No training is required; VecAttention is a purely inference-time method. Hyperparameters include vector size \(P_q=64\), K tile size \(B_k=16\), and group size \(G_k\) (16 for understanding tasks, 8192 for generation tasks).

Key Experimental Results

Main Results

Method Sparsity VideoMME↑ LongVideoBench↑ VCRBench↑ Avg.↑
Full Attention 0% 65.7 59.4 32.9 52.7
FlexPrefill 76.5% 52.3 59.0 30.0 47.1
XAttention 78.1% 56.0 59.9 32.5 49.5
AnchorAttention 78.6% 57.4 59.4 31.3 49.4
VecAttention 78.6% 60.6 59.0 33.8 51.1

Ablation Study

Configuration Key Metric Note
Vector size \(P_q=32\) Higher accuracy but increased overhead Granularity too fine
Vector size \(P_q=64\) Optimal balance Default
Vector size \(P_q=128\) Accuracy drops Granularity too coarse
minS vs. topP 3.77× speedup minS is more efficient
TilingSelect 10.2× memory savings 18.3 GB → 1.8 GB

Key Findings

  • At 78.6% sparsity, VecAttention achieves an average accuracy of 51.1%, only 1.6% below full attention (52.7%), substantially outperforming competing methods at the same sparsity level (47.1–49.5%).
  • The maximum applicable sparsity reaches 93%, far exceeding competing methods' limits of 85–88%.
  • The method is equally effective for video generation: on Wan2.1-T2V, it matches full-attention PSNR/SSIM at 52.3% sparsity.
  • Attention computation is accelerated by 2.65×, with end-to-end TTFT speedup of 1.17×.

Highlights & Insights

  • Discovery of the Vertical Vector Sparsity Pattern: This empirical observation provides the theoretical basis for fine-grained sparsity—the importance of KV tokens is highly consistent across queries, making query-pooling-based selection nearly lossless.
  • Efficiency Gap Between minS and topK: Reducing selection complexity from \(O(N \log N)\) to \(O(N)\) is a modest algorithmic change that yields a 3.77× practical speedup.
  • Unified Applicability to Video Understanding and Generation: The same framework is effective on both VLMs and DiTs, suggesting that the vertical vector pattern is a general property of video attention.

Limitations & Future Work

  • Whether the vertical vector pattern generalizes to other modalities (e.g., plain text, audio) remains unverified.
  • The additional overhead of fine-grained selection may not be cost-effective for shorter sequences.
  • Evaluation is limited to video understanding and generation; complex reasoning tasks (e.g., agent workflows, RAG) are not tested.
  • Future work could explore the benefits of other fine-grained patterns (horizontal, diagonal) for specific tasks.
  • vs.

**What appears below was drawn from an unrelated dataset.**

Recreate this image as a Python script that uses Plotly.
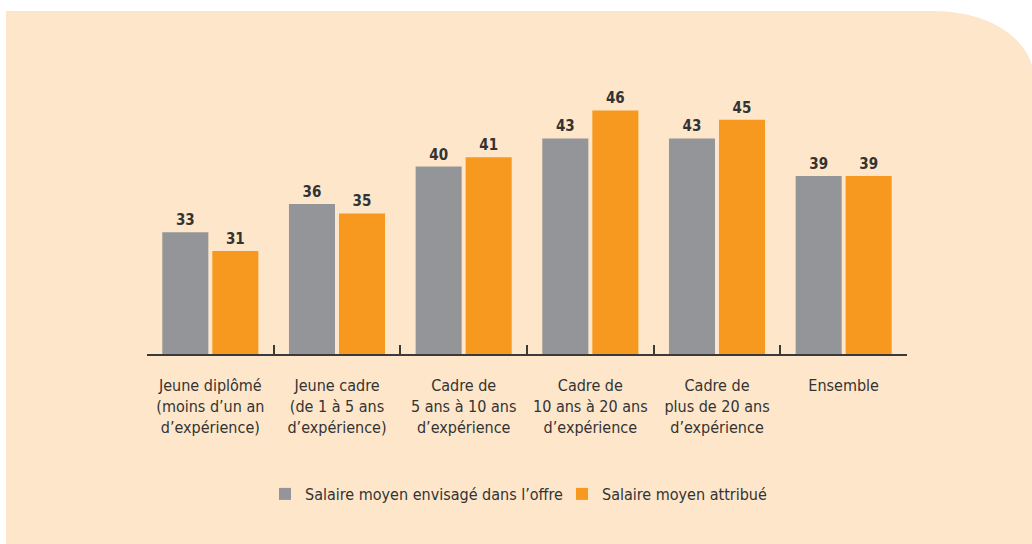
import plotly.graph_objects as go

categories = [
    "Jeune diplômé<br>(moins d\u2019un an<br>d\u2019expérience)",
    "Jeune cadre<br>(de 1 à 5 ans<br>d\u2019expérience)",
    "Cadre de<br>5 ans à 10 ans<br>d\u2019expérience",
    "Cadre de<br>10 ans à 20 ans<br>d\u2019expérience",
    "Cadre de<br>plus de 20 ans<br>d\u2019expérience",
    "Ensemble",
]
salaire_offre = [33, 36, 40, 43, 43, 39]
salaire_attribue = [31, 35, 41, 46, 45, 39]
series_names = ["Salaire moyen envisagé dans l\u2019offre", "Salaire moyen attribué"]

W, H = 1032, 544
L, R, T, B = 147, 125, 60, 190
PW, PH = W - L - R, H - T - B
Y0 = 20
PX_PER_UNIT = 9.37
Y1 = Y0 + PH / PX_PER_UNIT

FONT = "Liberation Sans Narrow, DejaVu Sans Condensed, Arial Narrow, sans-serif"
TXT = "#333333"
GRAY = "#939598"
ORANGE = "#F7981F"
BG = "#FDE6CA"


def px(x):
    return (x - L) / PW


def py(y):
    return (H - B - y) / PH


fig = go.Figure()
fig.add_trace(go.Bar(
    x=categories, y=salaire_offre, name=series_names[0],
    marker=dict(color=GRAY, line=dict(width=0)),
    text=salaire_offre, textposition="outside",
    textfont=dict(family=FONT, size=15, color=TXT, weight="bold"),
    cliponaxis=False, hoverinfo="skip",
))
fig.add_trace(go.Bar(
    x=categories, y=salaire_attribue, name=series_names[1],
    marker=dict(color=ORANGE, line=dict(width=0)),
    text=salaire_attribue, textposition="outside",
    textfont=dict(family=FONT, size=15, color=TXT, weight="bold"),
    cliponaxis=False, hoverinfo="skip",
))

bg_path = (
    f"M {px(6)},{py(11)} L {px(933)},{py(11)} "
    f"C {px(990)},{py(11)} {px(1034)},{py(40)} {px(1034)},{py(80)} "
    f"L {px(1034)},{py(550)} L {px(6)},{py(550)} Z"
)
fig.add_shape(type="path", path=bg_path, xref="paper", yref="paper",
              fillcolor=BG, line=dict(width=0), layer="below")

fig.update_layout(
    width=W, height=H,
    margin=dict(l=L, r=R, t=T, b=B, pad=0),
    paper_bgcolor="white", plot_bgcolor="rgba(0,0,0,0)",
    barmode="group", bargap=0.21, bargroupgap=0.08,
    font=dict(family=FONT, size=16, color=TXT),
    showlegend=True,
    legend=dict(
        orientation="h", x=px(265), xanchor="left", y=py(494), yanchor="middle",
        font=dict(family=FONT, size=16, color=TXT),
        bgcolor="rgba(0,0,0,0)", entrywidth=252, entrywidthmode="pixels",
        traceorder="normal",
    ),
    xaxis=dict(
        type="category", showline=True, linecolor="#3a3a3a", linewidth=1.5,
        ticks="inside", tickson="boundaries", ticklen=9, tickwidth=1.5,
        tickcolor="#3a3a3a", showgrid=False, zeroline=False,
        tickfont=dict(family=FONT, size=16, color=TXT),
        ticklabelstandoff=16, fixedrange=True,
    ),
    yaxis=dict(
        range=[Y0, Y1], visible=False, showgrid=False, zeroline=False,
        fixedrange=True,
    ),
)

fig.write_html(
    "out.html",
    config={"displayModeBar": False},
    post_script="document.body.style.margin='0';document.body.style.padding='0';",
)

FlexPrefill: This block-level sparse method achieves only 52.3% on VideoMME at comparable sparsity, versus VecAttention's 60.6%—the accuracy gap is attributable to granularity differences.
  • vs. XAttention: Also a sparse attention method for video, but it underperforms VecAttention on understanding tasks and is limited in maximum achievable sparsity.
  • vs. FlashAttention-2: VecAttention's computation kernel builds directly on FlashAttention-2's tiling strategy and can be viewed as its sparse extension.

Rating

  • Novelty: ⭐⭐⭐⭐ — The vector-level sparsity granularity and minS selection strategy are genuinely novel.
  • Experimental Thoroughness: ⭐⭐⭐⭐⭐ — Validated on both video understanding and generation across multiple models and benchmarks, with detailed micro-benchmarks.
  • Writing Quality: ⭐⭐⭐⭐ — Systematic and well-structured, with a clear logical flow from observation to design to implementation.
  • Value: ⭐⭐⭐⭐⭐ — Long-video inference acceleration addresses a pressing practical need; the 2.65× speedup has direct industrial relevance.